A portion of the San Francisco Flower Mart, the second-largest wholesaling flower site in the country, will be sold to a developer.
Sixty-eight percent of the association that owns half of the land occupied by the flower business at Brannan and Sixth streets voted to sell the land Thursday night, according to a business owner at the site, which could set off more alarm bells for people worried about the future of the property.
But an injunction filed Thursday by a member of the association, according to Patrick McCann of Greenworks, one of the site’s businesses, could put any project planned on hold. There is also a proposed city ordinance on the table.
The purchaser, Los Angeles-based real estate firm Kilroy Realty Corp., has proposed to build a tech campus on the site, leaving the more than 100 businesses in the South of Market location in limbo.

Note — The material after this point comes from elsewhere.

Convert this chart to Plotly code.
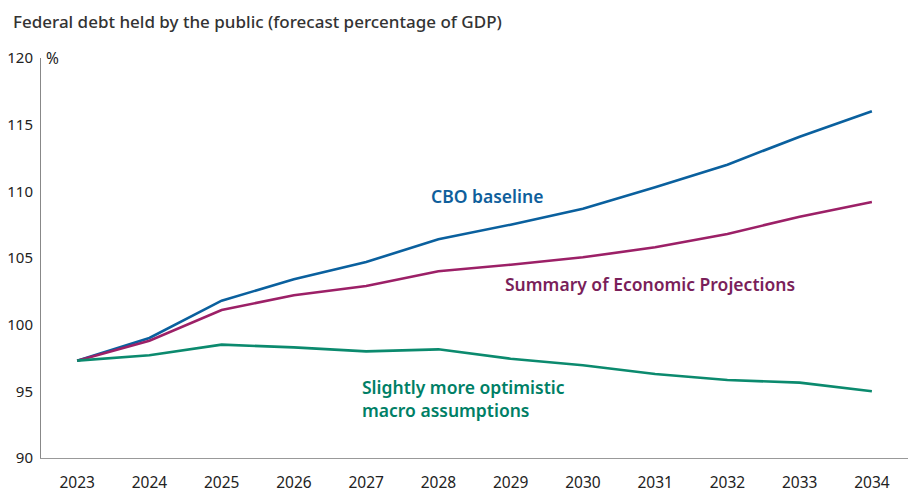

While Kilroy has promised to accommodate flower sellers at the corner of Brannan and Sixth streets, no concrete guarantees have been made, McCann noted. And with many longtime leases up in 130 days, some establishments are wondering if that promise will be kept.
Still, a handful of local politicos have voiced their concern for the possible loss of another local institution to tech development.
“The struggle for the heart and soul of San Francisco continues,” former Mayor Art Agnos said at a recent event about the issue. “Kilroy is simply trying to make more profits. The whole city can’t be for programmers.”
Kilroy has made public pledges to incorporate the flower vendors into any project on the site and Mayor Ed Lee’s office has made assurances that any development on the land will incorporate flower sellers.
Well before the vote to sell, the San Francisco Flower Growers Association, filed a proposal in 2013 for a 160-foot office building on the site and have until January to file a development proposal. For any project like those that have been proposed to move forward, The City would have to give it an exemption from current zoning rules barring offices in the area, as well as any buildings over 50 feet tall.
Meanwhile, Supervisor Jane Kim, who represents the district, has introduced legislation that would postpone construction of offices on land zoned for light industry and distribution until a full-fledged rezoning of the area is complete, a process still several years away.